Given task.
Every line of the data that contains the string "this" must be copied.

Listed entries.
━━━━━━━━━━━━━━━━━━━━
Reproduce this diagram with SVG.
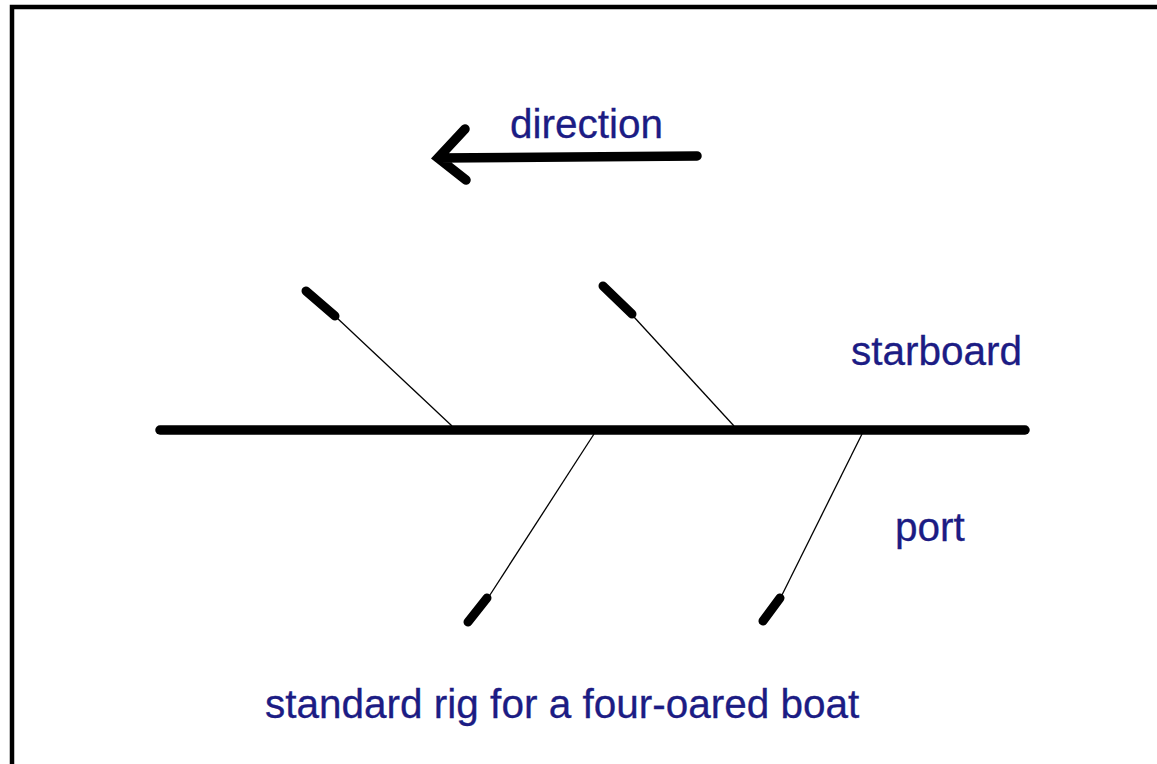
<svg xmlns="http://www.w3.org/2000/svg" width="1157" height="764" viewBox="0 0 1157 764">
<style>
.thick{stroke:#000;stroke-width:9.5;stroke-linecap:round;fill:none}
.blade{stroke:#000;stroke-width:9;stroke-linecap:round;fill:none}
.shaft{stroke:#000;stroke-width:1.3;fill:none}
.lbl{font-family:"Liberation Sans",Arial,sans-serif;font-size:40.5px;fill:#1c1c84;stroke:#1c1c84;stroke-width:0.3}
</style>
<rect width="1157" height="764" fill="#fff"/>
<path d="M12,764 L12,7 L1157,7" stroke="#000" stroke-width="4.5" fill="none"/>
<g id="direction-arrow">
<path class="thick" d="M697,156 L438,158 M465,129 L438,158 L466,180"/>
<text class="lbl" x="510" y="138">direction</text>
</g>
<g id="hull">
<line class="thick" x1="160" y1="430" x2="1025" y2="430"/>
</g>
<g id="oars">
<g id="oar-starboard-1"><line class="shaft" x1="336" y1="317" x2="452" y2="426"/><line class="blade" x1="306" y1="291" x2="335" y2="316"/></g>
<g id="oar-starboard-2"><line class="shaft" x1="634" y1="317" x2="734" y2="426"/><line class="blade" x1="603" y1="286" x2="632" y2="314"/></g>
<g id="oar-port-1"><line class="shaft" x1="594" y1="434" x2="488" y2="598"/><line class="blade" x1="487" y1="598" x2="468" y2="622"/></g>
<g id="oar-port-2"><line class="shaft" x1="862" y1="434" x2="781" y2="597"/><line class="blade" x1="780" y1="598" x2="763" y2="621"/></g>
</g>
<g id="labels">
<text class="lbl" x="851" y="365">starboard</text>
<text class="lbl" x="895" y="541">port</text>
<text class="lbl" x="265" y="718">standard rig for a four-oared boat</text>
</g>
</svg>
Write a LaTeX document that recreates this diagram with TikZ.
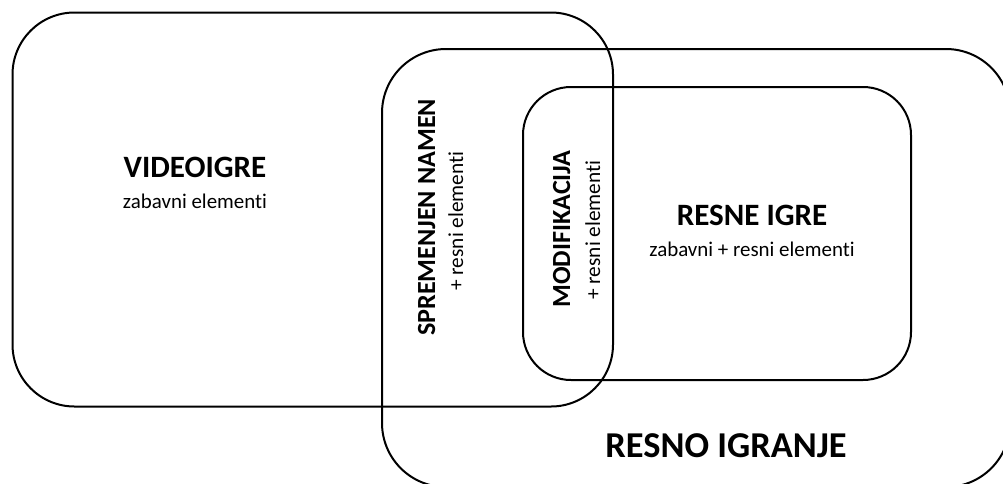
━━━━━━━━━━━━━━━━━━━━
Expected output.
Reproduce this diagram with SVG.
Write a LaTeX document that recreates this diagram with TikZ.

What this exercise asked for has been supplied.